What a wonderful pause to watch the beauty of this raptor in flight. On a day with a stiff breeze, this magnificent creature can waft effortlessly for a seeming eternity. Identifying give-aways on this raptor include the pale undertail and underwing coverts and its white belly. The Swainson’s Hawk is but one homage to British naturalist and famed illustrator William John Swainson (1789 – 1855), who’s name is associated with eight other birds including a toucan.
Here in Bosque County, Texas, birds of prey are observed frequently. This includes: falcons, owls, hawks, vultures, and eagles. For example, you may see a Coopers Hawk, Bald Eagle, Osprey, Red-shouldered Hawk, Red-Tailed Hawk, Sharp-shinned Hawk, Great Horned Owl, Broad-winged Hawk, Prairie Falcon, Peregrine Falcon, Barn Owl, Long-eared Owl, Rough-legged Hawk, Northern Harrier, Crested Caracara, American Kestrel, Black Vulture, Turkey Vultures, and of course the Swainson’s Hawk.
The home range for a Swainson’s Hawk is just a few square miles. The individual you see here likes to perch in the Hackberry trees on the sanctuary property. A hawk in these parts will catch voles, mice, rabbits, other birds, reptiles and a lot of insects. We observed one swooping down on a rodent a while back when I was shredding a pasture with a 6-foot rough cut mower and tractor…
Whilst on the ground, the hawk kneaded its quarry with its talons like a ball of dough. The hawk did that for several minutes before flying off with its prize. Consider the grip strength of this hawk. It’s about 200 pounds per square inch (three times that of us humans).

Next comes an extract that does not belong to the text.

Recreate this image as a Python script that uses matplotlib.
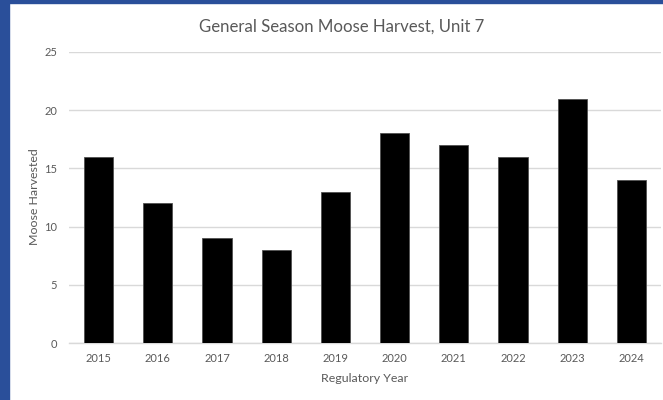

Hawks are known to follow tractors that are shredding grasses — allowing the tractor to act as their personal bushwhacker – flushing out hidden prey. So they are very observant and opportunistic when it comes to acquiring food. For an easy meal, they will also prey on chickens and other domestic fowl. We learned this the hard way, which is why we have covered aviaries and chicken houses now. Between the hawks and owls here, a chicken flock can be decimated in days once these predators sense they have no cover.
When gliding, a hawk’s soaring speed is about 30 miles per hour. When diving for prey, these birds can reach speeds of up to 120 miles per hour! The Swainson’s Hawk migrates between western North America and overwinters in South America in the fall. This individual is a bit late in migrating. Perhaps he’ll stay. A round-trip of these migratory raptors is over 12,000 miles putting them at the top of the raptor charts for long distance migration.